-- Start --

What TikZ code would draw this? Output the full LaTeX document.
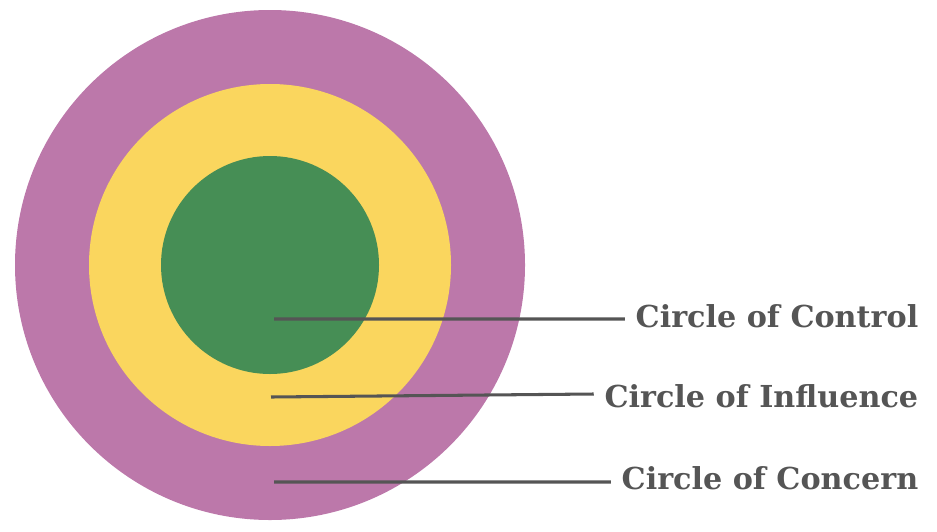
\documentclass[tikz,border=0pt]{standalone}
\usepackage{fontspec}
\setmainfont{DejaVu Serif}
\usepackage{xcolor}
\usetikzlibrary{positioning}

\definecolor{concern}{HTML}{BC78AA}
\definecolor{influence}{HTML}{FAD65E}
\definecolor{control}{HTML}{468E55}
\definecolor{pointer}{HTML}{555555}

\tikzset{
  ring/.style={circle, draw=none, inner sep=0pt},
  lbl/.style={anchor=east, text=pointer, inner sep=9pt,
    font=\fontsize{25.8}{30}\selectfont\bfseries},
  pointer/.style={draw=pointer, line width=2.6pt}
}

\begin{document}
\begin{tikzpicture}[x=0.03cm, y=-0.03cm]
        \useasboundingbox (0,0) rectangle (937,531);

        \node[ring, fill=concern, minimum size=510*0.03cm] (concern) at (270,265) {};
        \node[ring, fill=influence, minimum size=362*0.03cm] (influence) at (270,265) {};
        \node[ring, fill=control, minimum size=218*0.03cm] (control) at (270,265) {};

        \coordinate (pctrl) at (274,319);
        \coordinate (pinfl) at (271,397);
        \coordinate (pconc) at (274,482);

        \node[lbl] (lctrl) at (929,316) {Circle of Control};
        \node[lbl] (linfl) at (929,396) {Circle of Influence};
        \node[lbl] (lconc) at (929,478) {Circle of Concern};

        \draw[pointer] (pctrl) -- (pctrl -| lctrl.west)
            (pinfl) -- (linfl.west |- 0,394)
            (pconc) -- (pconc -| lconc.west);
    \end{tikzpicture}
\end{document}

-- End --

* **Prompt**
Locate and copy each line in the data above that includes the word "draw".

* **The completed task**
What TikZ code would draw this? Output the full LaTeX document.
  ring/.style={circle, draw=none, inner sep=0pt},
  pointer/.style={draw=pointer, line width=2.6pt}
        \draw[pointer] (pctrl) -- (pctrl -| lctrl.west)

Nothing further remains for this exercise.